• **PROBLEM TO SOLVE**
Can you output, word for word, the lines between the one holding "Clone this chart" and the one holding "const AXIS = '#333';", inclusive, leaving out any pictures?

• **DATA SHOWN**

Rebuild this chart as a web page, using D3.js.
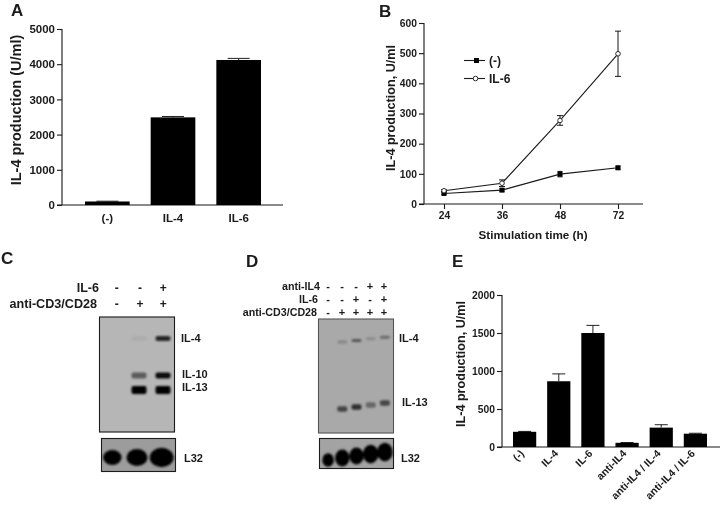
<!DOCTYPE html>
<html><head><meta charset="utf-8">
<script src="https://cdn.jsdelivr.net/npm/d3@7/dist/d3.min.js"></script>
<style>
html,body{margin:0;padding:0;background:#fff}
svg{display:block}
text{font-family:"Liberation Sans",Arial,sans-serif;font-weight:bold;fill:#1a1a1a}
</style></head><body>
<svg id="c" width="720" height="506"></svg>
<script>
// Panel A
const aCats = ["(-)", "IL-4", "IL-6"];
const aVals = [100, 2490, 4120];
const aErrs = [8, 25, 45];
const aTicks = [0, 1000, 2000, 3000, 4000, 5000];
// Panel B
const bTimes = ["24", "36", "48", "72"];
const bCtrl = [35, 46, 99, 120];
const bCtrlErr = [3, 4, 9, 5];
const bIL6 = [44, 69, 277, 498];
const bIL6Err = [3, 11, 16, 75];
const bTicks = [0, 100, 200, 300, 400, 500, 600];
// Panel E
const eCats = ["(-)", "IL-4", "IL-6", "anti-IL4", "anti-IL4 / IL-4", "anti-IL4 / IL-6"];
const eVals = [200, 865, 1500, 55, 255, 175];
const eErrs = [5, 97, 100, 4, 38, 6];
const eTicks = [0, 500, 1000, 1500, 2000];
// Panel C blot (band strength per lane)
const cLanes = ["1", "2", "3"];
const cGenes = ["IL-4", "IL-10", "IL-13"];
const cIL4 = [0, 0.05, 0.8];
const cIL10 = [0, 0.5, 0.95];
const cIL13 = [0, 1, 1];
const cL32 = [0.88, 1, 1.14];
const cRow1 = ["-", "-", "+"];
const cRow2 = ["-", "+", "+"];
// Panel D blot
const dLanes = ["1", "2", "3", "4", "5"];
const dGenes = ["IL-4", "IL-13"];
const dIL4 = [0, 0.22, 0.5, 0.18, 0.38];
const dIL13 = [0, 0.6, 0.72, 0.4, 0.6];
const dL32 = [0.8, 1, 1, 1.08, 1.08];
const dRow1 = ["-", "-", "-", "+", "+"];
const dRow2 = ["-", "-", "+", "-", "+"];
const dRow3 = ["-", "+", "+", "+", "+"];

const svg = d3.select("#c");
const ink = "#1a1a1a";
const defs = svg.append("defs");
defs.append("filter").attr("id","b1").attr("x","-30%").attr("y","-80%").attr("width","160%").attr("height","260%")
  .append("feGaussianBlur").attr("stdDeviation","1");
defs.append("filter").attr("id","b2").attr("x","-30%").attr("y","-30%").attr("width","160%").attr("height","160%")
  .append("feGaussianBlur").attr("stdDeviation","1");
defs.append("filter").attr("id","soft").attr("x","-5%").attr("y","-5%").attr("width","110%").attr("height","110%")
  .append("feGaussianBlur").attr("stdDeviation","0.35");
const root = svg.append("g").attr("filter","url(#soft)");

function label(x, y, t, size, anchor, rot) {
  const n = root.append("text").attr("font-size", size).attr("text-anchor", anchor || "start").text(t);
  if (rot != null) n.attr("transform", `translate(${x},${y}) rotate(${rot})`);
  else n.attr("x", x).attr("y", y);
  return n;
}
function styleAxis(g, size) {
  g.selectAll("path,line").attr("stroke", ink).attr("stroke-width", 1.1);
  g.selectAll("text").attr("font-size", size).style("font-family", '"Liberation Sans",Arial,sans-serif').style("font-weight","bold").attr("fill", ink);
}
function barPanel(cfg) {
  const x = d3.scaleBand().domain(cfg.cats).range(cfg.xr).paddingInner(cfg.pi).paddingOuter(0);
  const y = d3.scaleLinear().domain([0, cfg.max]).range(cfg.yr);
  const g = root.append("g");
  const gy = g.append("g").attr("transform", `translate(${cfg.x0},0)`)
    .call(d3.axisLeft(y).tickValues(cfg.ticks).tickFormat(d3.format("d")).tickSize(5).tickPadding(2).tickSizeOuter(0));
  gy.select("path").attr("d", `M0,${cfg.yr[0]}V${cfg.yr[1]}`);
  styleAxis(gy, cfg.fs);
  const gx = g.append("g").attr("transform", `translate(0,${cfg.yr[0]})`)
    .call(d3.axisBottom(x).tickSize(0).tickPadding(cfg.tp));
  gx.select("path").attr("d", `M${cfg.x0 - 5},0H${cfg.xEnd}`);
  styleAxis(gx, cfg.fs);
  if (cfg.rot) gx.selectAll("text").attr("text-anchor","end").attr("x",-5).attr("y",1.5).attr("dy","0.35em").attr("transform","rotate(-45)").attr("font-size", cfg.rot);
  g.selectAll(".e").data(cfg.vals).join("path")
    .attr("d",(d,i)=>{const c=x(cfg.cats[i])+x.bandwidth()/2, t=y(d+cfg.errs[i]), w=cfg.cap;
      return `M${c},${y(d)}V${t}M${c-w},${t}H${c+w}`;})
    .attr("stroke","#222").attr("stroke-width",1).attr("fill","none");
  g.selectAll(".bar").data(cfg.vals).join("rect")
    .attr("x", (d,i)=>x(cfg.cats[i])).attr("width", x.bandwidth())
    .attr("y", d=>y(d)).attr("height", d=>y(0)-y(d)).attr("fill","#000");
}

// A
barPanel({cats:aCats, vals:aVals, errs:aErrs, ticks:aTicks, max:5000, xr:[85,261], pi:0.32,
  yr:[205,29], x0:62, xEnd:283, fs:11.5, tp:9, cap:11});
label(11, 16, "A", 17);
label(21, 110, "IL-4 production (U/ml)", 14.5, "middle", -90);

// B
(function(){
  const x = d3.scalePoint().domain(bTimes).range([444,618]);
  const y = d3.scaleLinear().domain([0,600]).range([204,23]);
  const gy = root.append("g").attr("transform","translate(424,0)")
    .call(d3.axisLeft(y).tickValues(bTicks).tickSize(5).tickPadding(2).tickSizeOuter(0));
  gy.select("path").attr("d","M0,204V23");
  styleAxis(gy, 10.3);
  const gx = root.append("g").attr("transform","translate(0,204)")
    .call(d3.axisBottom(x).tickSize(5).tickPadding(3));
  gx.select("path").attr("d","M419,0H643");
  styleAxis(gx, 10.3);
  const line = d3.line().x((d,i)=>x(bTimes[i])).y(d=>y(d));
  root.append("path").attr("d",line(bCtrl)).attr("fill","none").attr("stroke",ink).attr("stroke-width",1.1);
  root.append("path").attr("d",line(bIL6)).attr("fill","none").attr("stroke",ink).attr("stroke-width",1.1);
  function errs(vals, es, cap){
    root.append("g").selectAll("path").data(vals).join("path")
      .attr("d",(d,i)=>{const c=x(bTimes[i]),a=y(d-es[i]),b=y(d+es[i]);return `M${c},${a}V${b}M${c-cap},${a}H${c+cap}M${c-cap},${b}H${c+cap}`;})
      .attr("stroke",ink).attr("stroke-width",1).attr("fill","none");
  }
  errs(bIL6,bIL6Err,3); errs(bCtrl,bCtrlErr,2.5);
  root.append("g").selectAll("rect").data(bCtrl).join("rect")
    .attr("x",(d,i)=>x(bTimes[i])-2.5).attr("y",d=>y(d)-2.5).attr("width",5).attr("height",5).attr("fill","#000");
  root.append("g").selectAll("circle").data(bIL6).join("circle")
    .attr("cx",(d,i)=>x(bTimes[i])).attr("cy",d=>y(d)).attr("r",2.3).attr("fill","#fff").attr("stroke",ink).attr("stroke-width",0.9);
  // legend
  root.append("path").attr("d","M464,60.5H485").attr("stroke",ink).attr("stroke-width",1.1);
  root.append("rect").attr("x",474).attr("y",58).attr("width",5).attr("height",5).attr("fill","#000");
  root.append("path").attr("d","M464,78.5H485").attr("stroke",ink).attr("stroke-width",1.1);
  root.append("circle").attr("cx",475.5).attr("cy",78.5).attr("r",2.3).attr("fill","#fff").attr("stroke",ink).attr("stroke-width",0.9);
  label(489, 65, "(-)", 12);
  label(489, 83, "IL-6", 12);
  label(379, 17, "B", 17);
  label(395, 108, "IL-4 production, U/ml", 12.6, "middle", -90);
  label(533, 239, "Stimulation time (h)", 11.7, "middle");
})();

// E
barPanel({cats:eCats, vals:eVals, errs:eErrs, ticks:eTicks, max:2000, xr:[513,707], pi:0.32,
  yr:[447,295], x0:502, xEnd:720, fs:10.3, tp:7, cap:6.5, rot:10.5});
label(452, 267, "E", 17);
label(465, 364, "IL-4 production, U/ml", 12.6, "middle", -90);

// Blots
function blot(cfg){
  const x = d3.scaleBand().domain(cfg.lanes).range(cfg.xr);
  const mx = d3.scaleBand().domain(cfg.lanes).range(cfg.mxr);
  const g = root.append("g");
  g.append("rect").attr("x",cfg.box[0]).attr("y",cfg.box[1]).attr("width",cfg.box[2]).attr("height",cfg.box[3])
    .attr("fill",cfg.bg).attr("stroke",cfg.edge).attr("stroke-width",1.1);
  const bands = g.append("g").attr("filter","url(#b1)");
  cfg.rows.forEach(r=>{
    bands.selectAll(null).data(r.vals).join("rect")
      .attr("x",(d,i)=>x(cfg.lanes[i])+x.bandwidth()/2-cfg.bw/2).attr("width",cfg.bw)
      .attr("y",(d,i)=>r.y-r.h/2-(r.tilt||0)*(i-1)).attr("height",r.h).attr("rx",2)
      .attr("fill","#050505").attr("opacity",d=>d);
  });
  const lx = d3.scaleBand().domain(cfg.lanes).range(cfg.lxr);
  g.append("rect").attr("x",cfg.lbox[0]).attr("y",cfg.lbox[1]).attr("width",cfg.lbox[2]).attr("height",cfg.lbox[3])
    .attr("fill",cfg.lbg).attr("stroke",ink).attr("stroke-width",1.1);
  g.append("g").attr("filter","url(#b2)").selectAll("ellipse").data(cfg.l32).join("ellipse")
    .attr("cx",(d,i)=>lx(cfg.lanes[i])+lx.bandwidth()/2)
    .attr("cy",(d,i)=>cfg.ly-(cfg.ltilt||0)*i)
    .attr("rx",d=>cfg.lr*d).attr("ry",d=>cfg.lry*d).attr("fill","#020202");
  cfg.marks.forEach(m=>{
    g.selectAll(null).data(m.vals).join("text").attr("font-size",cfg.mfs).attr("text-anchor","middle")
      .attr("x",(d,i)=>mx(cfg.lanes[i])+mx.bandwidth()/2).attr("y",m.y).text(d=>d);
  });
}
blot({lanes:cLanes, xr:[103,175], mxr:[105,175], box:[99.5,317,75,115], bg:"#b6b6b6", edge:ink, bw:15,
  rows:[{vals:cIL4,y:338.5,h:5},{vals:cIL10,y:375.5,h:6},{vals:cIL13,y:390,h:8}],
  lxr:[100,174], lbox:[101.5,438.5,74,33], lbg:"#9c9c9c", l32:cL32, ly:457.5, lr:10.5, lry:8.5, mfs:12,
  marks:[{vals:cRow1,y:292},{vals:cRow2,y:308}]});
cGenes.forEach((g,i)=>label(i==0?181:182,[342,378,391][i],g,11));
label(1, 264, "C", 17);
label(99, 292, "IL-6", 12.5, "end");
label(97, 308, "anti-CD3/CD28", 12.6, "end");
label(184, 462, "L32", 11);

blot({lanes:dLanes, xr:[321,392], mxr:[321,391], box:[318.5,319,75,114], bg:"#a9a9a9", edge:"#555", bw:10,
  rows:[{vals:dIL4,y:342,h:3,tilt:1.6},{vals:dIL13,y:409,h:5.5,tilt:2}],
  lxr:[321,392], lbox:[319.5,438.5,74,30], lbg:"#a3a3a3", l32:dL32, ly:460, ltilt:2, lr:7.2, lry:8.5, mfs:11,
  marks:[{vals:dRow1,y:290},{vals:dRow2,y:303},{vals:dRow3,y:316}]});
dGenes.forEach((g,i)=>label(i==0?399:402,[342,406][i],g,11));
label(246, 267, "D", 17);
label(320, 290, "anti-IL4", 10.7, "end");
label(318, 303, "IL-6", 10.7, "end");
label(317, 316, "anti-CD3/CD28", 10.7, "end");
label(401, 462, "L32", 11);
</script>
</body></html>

* * *

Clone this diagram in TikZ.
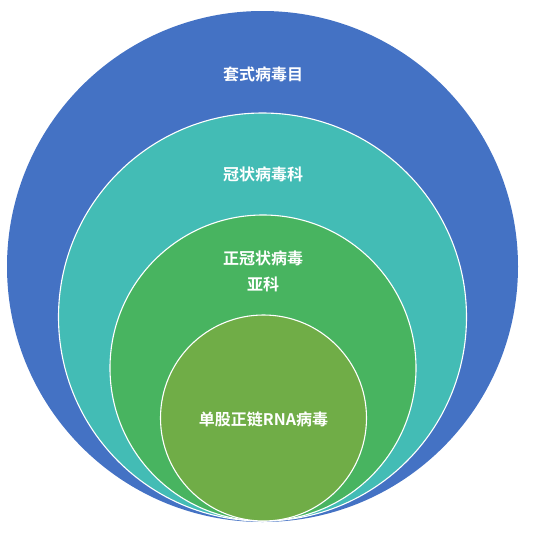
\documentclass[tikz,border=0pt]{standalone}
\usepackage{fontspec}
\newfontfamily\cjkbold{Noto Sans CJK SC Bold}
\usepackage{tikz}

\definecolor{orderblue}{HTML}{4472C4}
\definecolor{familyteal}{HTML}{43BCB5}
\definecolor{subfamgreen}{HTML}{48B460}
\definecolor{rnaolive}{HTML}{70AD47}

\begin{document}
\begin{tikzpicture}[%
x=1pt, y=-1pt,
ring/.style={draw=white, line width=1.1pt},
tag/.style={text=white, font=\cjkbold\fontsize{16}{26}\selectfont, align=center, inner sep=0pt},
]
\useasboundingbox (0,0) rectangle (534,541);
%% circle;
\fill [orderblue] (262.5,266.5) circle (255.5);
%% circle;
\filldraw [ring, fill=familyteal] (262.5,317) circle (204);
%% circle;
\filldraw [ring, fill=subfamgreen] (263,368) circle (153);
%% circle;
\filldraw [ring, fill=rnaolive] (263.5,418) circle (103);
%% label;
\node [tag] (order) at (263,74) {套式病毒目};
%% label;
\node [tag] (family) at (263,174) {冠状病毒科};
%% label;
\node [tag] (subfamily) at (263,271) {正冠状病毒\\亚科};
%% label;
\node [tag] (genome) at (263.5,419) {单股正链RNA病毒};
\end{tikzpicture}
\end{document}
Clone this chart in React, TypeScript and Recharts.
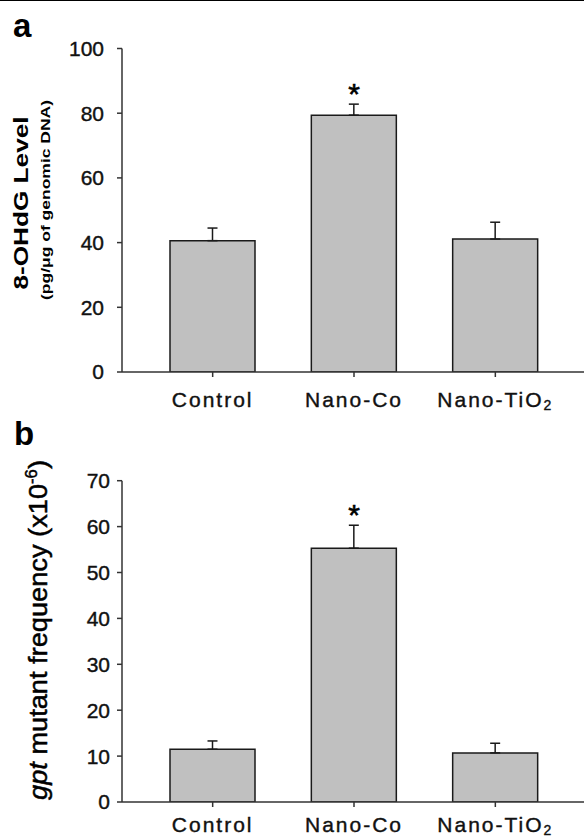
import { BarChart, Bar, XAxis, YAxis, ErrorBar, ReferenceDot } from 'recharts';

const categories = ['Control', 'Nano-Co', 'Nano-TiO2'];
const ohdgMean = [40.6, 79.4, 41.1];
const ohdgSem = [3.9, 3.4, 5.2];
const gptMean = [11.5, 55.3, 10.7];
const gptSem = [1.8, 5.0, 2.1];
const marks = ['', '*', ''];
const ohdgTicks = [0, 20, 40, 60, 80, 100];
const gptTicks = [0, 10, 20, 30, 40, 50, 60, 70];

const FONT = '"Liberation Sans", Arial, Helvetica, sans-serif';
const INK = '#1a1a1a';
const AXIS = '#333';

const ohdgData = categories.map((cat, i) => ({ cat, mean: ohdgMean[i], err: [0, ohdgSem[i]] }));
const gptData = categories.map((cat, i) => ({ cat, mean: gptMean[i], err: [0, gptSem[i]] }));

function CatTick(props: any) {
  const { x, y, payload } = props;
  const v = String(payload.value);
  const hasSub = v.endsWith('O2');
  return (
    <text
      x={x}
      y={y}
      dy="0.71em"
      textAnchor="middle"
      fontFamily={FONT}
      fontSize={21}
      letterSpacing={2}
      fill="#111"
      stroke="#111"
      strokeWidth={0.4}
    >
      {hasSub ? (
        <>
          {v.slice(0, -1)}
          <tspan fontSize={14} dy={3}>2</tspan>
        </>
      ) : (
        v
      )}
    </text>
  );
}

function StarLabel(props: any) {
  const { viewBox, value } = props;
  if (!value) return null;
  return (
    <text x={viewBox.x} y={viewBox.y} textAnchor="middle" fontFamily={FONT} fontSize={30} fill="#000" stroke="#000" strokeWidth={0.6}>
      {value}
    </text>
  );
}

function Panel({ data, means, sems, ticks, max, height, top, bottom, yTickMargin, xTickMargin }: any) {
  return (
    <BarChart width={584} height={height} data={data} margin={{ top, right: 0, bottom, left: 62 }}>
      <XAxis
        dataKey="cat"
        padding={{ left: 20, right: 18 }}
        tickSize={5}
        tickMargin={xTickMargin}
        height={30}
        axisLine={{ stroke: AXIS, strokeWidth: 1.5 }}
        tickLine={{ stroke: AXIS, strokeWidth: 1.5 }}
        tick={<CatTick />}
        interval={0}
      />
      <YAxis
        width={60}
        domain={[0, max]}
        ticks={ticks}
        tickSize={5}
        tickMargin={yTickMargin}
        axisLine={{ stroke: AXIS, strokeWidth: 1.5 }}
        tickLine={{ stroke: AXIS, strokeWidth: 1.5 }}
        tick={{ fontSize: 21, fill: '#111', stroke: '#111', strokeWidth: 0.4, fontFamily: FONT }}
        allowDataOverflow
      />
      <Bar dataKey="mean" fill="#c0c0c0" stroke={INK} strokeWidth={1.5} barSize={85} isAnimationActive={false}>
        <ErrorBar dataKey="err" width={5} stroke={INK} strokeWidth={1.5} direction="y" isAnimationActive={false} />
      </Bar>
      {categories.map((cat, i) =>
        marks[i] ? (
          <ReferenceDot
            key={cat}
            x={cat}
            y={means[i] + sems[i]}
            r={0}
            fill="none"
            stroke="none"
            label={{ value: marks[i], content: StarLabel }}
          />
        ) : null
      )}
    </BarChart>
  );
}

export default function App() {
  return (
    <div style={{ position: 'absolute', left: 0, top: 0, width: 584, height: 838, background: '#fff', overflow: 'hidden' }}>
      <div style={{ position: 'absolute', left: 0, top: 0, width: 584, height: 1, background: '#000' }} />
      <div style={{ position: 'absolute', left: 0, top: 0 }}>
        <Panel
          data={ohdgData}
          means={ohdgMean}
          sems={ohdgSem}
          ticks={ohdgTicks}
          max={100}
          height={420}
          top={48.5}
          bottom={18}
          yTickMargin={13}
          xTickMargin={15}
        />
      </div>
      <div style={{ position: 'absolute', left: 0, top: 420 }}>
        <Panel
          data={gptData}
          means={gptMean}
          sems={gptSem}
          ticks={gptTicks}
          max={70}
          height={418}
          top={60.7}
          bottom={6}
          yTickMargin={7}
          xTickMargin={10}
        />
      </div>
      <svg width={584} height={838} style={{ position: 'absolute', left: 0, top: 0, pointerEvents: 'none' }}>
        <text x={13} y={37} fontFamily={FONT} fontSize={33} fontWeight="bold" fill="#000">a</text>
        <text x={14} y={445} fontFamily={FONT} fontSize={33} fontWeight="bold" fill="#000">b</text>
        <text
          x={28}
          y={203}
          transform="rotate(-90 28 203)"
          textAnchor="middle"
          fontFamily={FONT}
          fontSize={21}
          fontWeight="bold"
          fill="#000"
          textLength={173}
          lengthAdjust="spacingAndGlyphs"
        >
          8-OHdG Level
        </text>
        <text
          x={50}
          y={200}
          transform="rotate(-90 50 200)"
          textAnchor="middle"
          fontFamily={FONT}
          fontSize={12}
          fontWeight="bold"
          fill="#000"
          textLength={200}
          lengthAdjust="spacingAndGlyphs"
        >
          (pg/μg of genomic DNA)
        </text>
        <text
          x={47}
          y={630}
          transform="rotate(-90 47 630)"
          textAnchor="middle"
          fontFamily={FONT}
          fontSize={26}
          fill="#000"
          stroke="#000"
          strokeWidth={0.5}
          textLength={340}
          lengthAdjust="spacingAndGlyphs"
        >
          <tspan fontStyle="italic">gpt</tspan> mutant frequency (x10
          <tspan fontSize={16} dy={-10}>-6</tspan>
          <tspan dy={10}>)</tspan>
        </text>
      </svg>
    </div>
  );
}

• **OUTPUT**
Clone this chart in React, TypeScript and Recharts.
import { BarChart, Bar, XAxis, YAxis, ErrorBar, ReferenceDot } from 'recharts';

const categories = ['Control', 'Nano-Co', 'Nano-TiO2'];
const ohdgMean = [40.6, 79.4, 41.1];
const ohdgSem = [3.9, 3.4, 5.2];
const gptMean = [11.5, 55.3, 10.7];
const gptSem = [1.8, 5.0, 2.1];
const marks = ['', '*', ''];
const ohdgTicks = [0, 20, 40, 60, 80, 100];
const gptTicks = [0, 10, 20, 30, 40, 50, 60, 70];

const FONT = '"Liberation Sans", Arial, Helvetica, sans-serif';
const INK = '#1a1a1a';
const AXIS = '#333';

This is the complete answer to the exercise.